As far as the film’s atmosphere goes, it’s very gritty. Whilst Godard often interjects moments of humour, albeit the very dark and/or ironic sort, the story is mostly focused on showing how easily an innocent and intelligent person like Nana can fall into the dirty world of prostitution, and the subsequently brutal and almost mechanical nature of that business. Whilst it’s not always a powerfully heartbreaking and heavy-going film whilst you’re watching it, the finale’s shocking and unpredictable turn plays a big part in getting you to think about and reflect on everything you’ve seen before, which is where the film actually has its most power.
The film is excellent from start to finish, but there are still a couple of small problems that mean it’s not quite as stunning as it could be. For one, I would have liked to feel the same emotional power whilst watching the film that I did upon finishing it, and I felt that the seamless and non-melodramatic way in which Godard portrays the story, whilst unique and effective, took a little away from that possibility. Also, there are a few moments where conversations can descend into some very philosophical territory, and whilst they’re mostly used for humour, they go on a little too long and don’t add enough to the overall story arc.
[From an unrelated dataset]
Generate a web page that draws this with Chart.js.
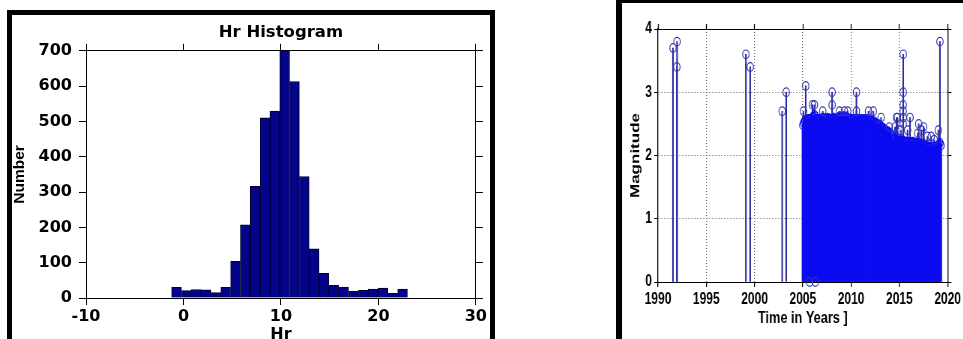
<!DOCTYPE html>
<html>
<head>
<meta charset="utf-8">
<title>Hr Histogram and Magnitude vs Time</title>
<script src="https://cdn.jsdelivr.net/npm/chart.js@4.4.1/dist/chart.umd.min.js"></script>
<style>
    html, body { margin: 0; padding: 0; background: #fff; }
    body { position: relative; width: 963px; height: 339px; overflow: hidden; }
    .frame { position: absolute; box-sizing: border-box; border-style: solid; border-color: #000; background: #fff; }
    #leftFrame { left: 7px; top: 10px; width: 488px; height: 360px; border-width: 5px; }
    #rightFrame { left: 616px; top: -3px; width: 400px; height: 400px; border-width: 6px; }
    #hrCanvas { position: absolute; left: 12px; top: 15px; }
    /* the right panel of the original is squeezed horizontally */
    #magCanvas { position: absolute; left: 622px; top: 3px; transform: scaleX(0.75); transform-origin: 0 0; }
</style>
</head>
<body>
<div class="frame" id="leftFrame"></div>
<div class="frame" id="rightFrame"></div>
<canvas id="hrCanvas" width="477" height="330"></canvas>
<canvas id="magCanvas" width="455" height="326"></canvas>
<script>
// ---- Hr histogram (left panel) ----
const hrBinCenters = [-0.71, 0.30, 1.31, 2.32, 3.33, 4.33, 5.34, 6.35, 7.36, 8.37, 9.37, 10.38,
                      11.39, 12.40, 13.41, 14.41, 15.42, 16.43, 17.44, 18.45, 19.45, 20.46, 21.47, 22.48];
const hrCounts = [30, 21, 24, 23, 15, 30, 104, 207, 316, 510, 529, 700,
                  613, 344, 139, 70, 36, 31, 19, 22, 25, 28, 13, 25];

// ---- Magnitude vs time (right panel) ----
// single events (stem + circle each)
const eventYears = [1991.55, 1991.95, 1991.97, 1999.1, 1999.55, 2002.86, 2003.28, 2005.07, 2005.3, 2005.7,
                    2006.0, 2006.2, 2006.3, 2007.06, 2008.03, 2008.03, 2008.8, 2009.3, 2009.65, 2010.55,
                    2010.55, 2011.8, 2012.3, 2013.1, 2013.96, 2014.55, 2014.7, 2014.8, 2015.15, 2015.4,
                    2015.4, 2015.4, 2015.4, 2015.4, 2015.4, 2015.85, 2016.1, 2016.9, 2017.0, 2017.3,
                    2017.5, 2017.9, 2018.3, 2018.6, 2019.03, 2019.2];
const eventMags = [3.7, 3.4, 3.8, 3.6, 3.4, 2.7, 3.0, 2.7, 3.1, 0,
                   2.8, 2.8, 0, 2.7, 2.8, 3.0, 2.7, 2.7, 2.7, 2.7,
                   3.0, 2.7, 2.7, 2.6, 2.45, 2.45, 2.6, 2.6, 2.4, 2.5,
                   2.6, 2.7, 2.8, 3.0, 3.6, 2.4, 2.6, 2.35, 2.5, 2.4,
                   2.45, 2.3, 2.3, 2.25, 2.4, 3.8];

// the dense swarm of events 2005-2019, read as its upper envelope
const swarmYears = [
    2005.0, 2005.1, 2005.2, 2005.3, 2005.4, 2005.5, 2005.6, 2005.7, 2005.8, 2005.9,
    2006.0, 2006.1, 2006.2, 2006.3, 2006.4, 2006.5, 2006.6, 2006.7, 2006.8, 2006.9,
    2007.0, 2007.1, 2007.2, 2007.3, 2007.4, 2007.5, 2007.6, 2007.7, 2007.8, 2007.9,
    2008.0, 2008.1, 2008.2, 2008.3, 2008.4, 2008.5, 2008.6, 2008.7, 2008.8, 2008.9,
    2009.0, 2009.1, 2009.2, 2009.3, 2009.4, 2009.5, 2009.6, 2009.7, 2009.8, 2009.9,
    2010.0, 2010.1, 2010.2, 2010.3, 2010.4, 2010.5, 2010.6, 2010.7, 2010.8, 2010.9,
    2011.0, 2011.1, 2011.2, 2011.3, 2011.4, 2011.5, 2011.6, 2011.7, 2011.8, 2011.9,
    2012.0, 2012.1, 2012.2, 2012.3, 2012.4, 2012.5, 2012.6, 2012.7, 2012.8, 2012.9,
    2013.0, 2013.1, 2013.2, 2013.3, 2013.4, 2013.5, 2013.6, 2013.7, 2013.8, 2013.9,
    2014.0, 2014.1, 2014.2, 2014.3, 2014.4, 2014.5, 2014.6, 2014.7, 2014.8, 2014.9,
    2015.0, 2015.1, 2015.2, 2015.3, 2015.4, 2015.5, 2015.6, 2015.7, 2015.8, 2015.9,
    2016.0, 2016.1, 2016.2, 2016.3, 2016.4, 2016.5, 2016.6, 2016.7, 2016.8, 2016.9,
    2017.0, 2017.1, 2017.2, 2017.3, 2017.4, 2017.5, 2017.6, 2017.7, 2017.8, 2017.9,
    2018.0, 2018.1, 2018.2, 2018.3, 2018.4, 2018.5, 2018.6, 2018.7, 2018.8, 2018.9,
    2019.0, 2019.1, 2019.2, 2019.3
];
const swarmMags = [
    2.48, 2.52, 2.55, 2.50, 2.55, 2.58, 2.56, 2.58, 2.58, 2.58,
    2.60, 2.62, 2.64, 2.62, 2.58, 2.58, 2.58, 2.58, 2.58, 2.58,
    2.58, 2.60, 2.58, 2.58, 2.58, 2.58, 2.60, 2.58, 2.58, 2.58,
    2.58, 2.58, 2.60, 2.58, 2.58, 2.58, 2.58, 2.60, 2.62, 2.60,
    2.62, 2.60, 2.62, 2.62, 2.60, 2.62, 2.60, 2.58, 2.58, 2.58,
    2.56, 2.58, 2.56, 2.58, 2.56, 2.58, 2.56, 2.56, 2.58, 2.56,
    2.56, 2.58, 2.56, 2.56, 2.58, 2.56, 2.56, 2.58, 2.56, 2.56,
    2.56, 2.55, 2.54, 2.52, 2.54, 2.52, 2.50, 2.50, 2.50, 2.48,
    2.48, 2.46, 2.44, 2.44, 2.42, 2.40, 2.40, 2.38, 2.38, 2.36,
    2.36, 2.34, 2.30, 2.26, 2.24, 2.26, 2.26, 2.24, 2.24, 2.26,
    2.24, 2.22, 2.24, 2.22, 2.24, 2.22, 2.22, 2.20, 2.22, 2.20,
    2.20, 2.22, 2.20, 2.20, 2.22, 2.20, 2.18, 2.20, 2.20, 2.18,
    2.18, 2.20, 2.18, 2.16, 2.18, 2.16, 2.16, 2.14, 2.16, 2.14,
    2.14, 2.12, 2.14, 2.14, 2.12, 2.14, 2.12, 2.14, 2.12, 2.14,
    2.16, 2.18, 2.20, 2.16
];

Chart.defaults.color = '#000';
Chart.defaults.font.family = "'DejaVu Sans', sans-serif";

const toPoints = (xs, ys) => xs.map((x, i) => ({ x: x, y: ys[i] }));
const noLegend = { legend: { display: false }, tooltip: { enabled: false } };

// ---------- left: Hr Histogram ----------
const wideBold = (size) => ({ family: "'DejaVu Sans', sans-serif", size: size, weight: 'bold' });

new Chart(document.getElementById('hrCanvas'), {
    type: 'bar',
    data: {
        datasets: [{
            data: toPoints(hrBinCenters, hrCounts),
            backgroundColor: '#04048a',
            borderColor: '#00002e',
            borderWidth: 1,
            barPercentage: 1,
            categoryPercentage: 1,
            grouped: false
        }]
    },
    options: {
        responsive: false,
        animation: false,
        layout: { padding: { left: 0, right: 0, top: 0, bottom: 1 } },
        plugins: {
            ...noLegend,
            title: {
                display: true,
                text: 'Hr Histogram',
                fullSize: false,
                color: '#000',
                font: wideBold(16.5),
                padding: { top: 8, bottom: 1 }
            }
        },
        scales: {
            x: {
                type: 'linear', position: 'bottom', min: -10, max: 30, offset: false,
                grid: { offset: false, drawOnChartArea: false, tickLength: 7, tickColor: '#000' },
                border: { color: '#000' },
                ticks: { stepSize: 10, autoSkip: false, maxRotation: 0, padding: 2, font: wideBold(16) },
                title: { display: true, text: 'Hr', font: wideBold(16), padding: 0 },
                afterFit: (s) => { s.height = 46; }
            },
            xTop: {
                type: 'linear', position: 'top', min: -10, max: 30, offset: false,
                grid: { offset: false, drawOnChartArea: false, tickLength: 7, tickColor: '#000' },
                border: { color: '#000' },
                ticks: { stepSize: 10, display: false },
                afterFit: (s) => { s.height = 7; }
            },
            y: {
                type: 'linear', position: 'left', min: 0, max: 700,
                grid: { drawOnChartArea: false, tickLength: 7, tickColor: '#000' },
                border: { color: '#000' },
                ticks: { stepSize: 100, padding: 7, font: wideBold(16) },
                title: {
                    display: true, text: 'Number', padding: 0,
                    font: { family: "'Liberation Sans', Arial, sans-serif", size: 15.5, weight: 'bold', lineHeight: 1 }
                },
                afterFit: (s) => { s.width = 74; }
            },
            yRight: {
                type: 'linear', position: 'right', min: 0, max: 700,
                grid: { drawOnChartArea: false, tickLength: 7, tickColor: '#000' },
                border: { color: '#000' },
                ticks: { stepSize: 100, display: false },
                afterFit: (s) => { s.width = 13; }
            }
        }
    }
});

// ---------- right: Magnitude vs Time (stem plot) ----------
const narrowBold = (size, lh) => ({ family: "'Liberation Sans', Arial, sans-serif", size: size, weight: 'bold', lineHeight: lh || 1.2 });
const hideEdge = (lo, hi) => (ctx) => (ctx.tick && (ctx.tick.value === lo || ctx.tick.value === hi)) ? 'rgba(0,0,0,0)' : '#6a6a6a';

new Chart(document.getElementById('magCanvas'), {
    type: 'bar',
    data: {
        datasets: [
            {
                type: 'scatter',
                data: toPoints(eventYears, eventMags),
                pointRadius: 4.3,
                pointBorderWidth: 1.2,
                pointBorderColor: '#3434b0',
                pointBackgroundColor: 'rgba(0,0,0,0)',
                showLine: false,
                clip: false
            },
            {
                type: 'scatter',
                data: toPoints(swarmYears, swarmMags),
                pointRadius: 4.3,
                pointBorderWidth: 1.2,
                pointBorderColor: '#0c0cf2',
                pointBackgroundColor: 'rgba(0,0,0,0)',
                showLine: false,
                clip: false
            },
            {
                type: 'bar',
                data: toPoints(swarmYears, swarmMags),
                backgroundColor: '#0c0cf2',
                barThickness: 2.4,
                grouped: false
            },
            {
                type: 'bar',
                data: toPoints(eventYears, eventMags),
                backgroundColor: '#2a2aa0',
                barThickness: 1.4,
                grouped: false
            }
        ]
    },
    options: {
        responsive: false,
        animation: false,
        layout: { padding: 0 },
        plugins: noLegend,
        scales: {
            x: {
                type: 'linear', position: 'bottom', min: 1990, max: 2020, offset: false,
                grid: { offset: false, color: hideEdge(1990, 2020), lineWidth: 1.33,
                        tickLength: 5, tickColor: '#000', tickWidth: 1.33 },
                border: { color: '#000', width: 1, dash: [1, 2] },
                ticks: { stepSize: 5, autoSkip: false, maxRotation: 0, padding: 3,
                         font: narrowBold(16), callback: (v) => String(v) },
                title: { display: true, text: 'Time in Years ]', font: narrowBold(17), padding: 0 },
                afterFit: (s) => { s.height = 47; }
            },
            xTop: {
                type: 'linear', position: 'top', min: 1990, max: 2020, offset: false,
                grid: { offset: false, drawOnChartArea: false, tickLength: 5, tickColor: '#000', tickWidth: 1.33 },
                border: { color: '#000', width: 1 },
                ticks: { stepSize: 5, display: false },
                afterFit: (s) => { s.height = 26; }
            },
            y: {
                type: 'linear', position: 'left', min: 0, max: 4,
                grid: { color: hideEdge(0, 4), lineWidth: 1, tickLength: 5, tickColor: '#000' },
                border: { color: '#000', width: 1.33, dash: [1.33, 2.67] },
                ticks: { stepSize: 1, padding: 3, font: narrowBold(16) },
                title: { display: true, text: 'Magnitude', font: narrowBold(17, 1), padding: { top: 10, bottom: 0 } },
                afterFit: (s) => { s.width = 48; }
            },
            yRight: {
                type: 'linear', position: 'right', min: 0, max: 4,
                grid: { drawOnChartArea: false, tickLength: 5, tickColor: '#000' },
                border: { color: '#000', width: 1.33 },
                ticks: { stepSize: 1, display: false },
                afterFit: (s) => { s.width = 20; }
            }
        }
    }
});
</script>
</body>
</html>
Overall, however, I was hugely impressed by Vivre Sa Vie. A gritty and dark drama that features a very sad and poignant story, it’s an engrossing watch from start to finish, and although it’s not always quite as hard-hitting as I felt it should have been, it’s an effective, unique and interesting way to tell this story, featuring an excellent central performance and typically excellent directing from Jean-Luc Godard, which is why I’m giving it a 7.8.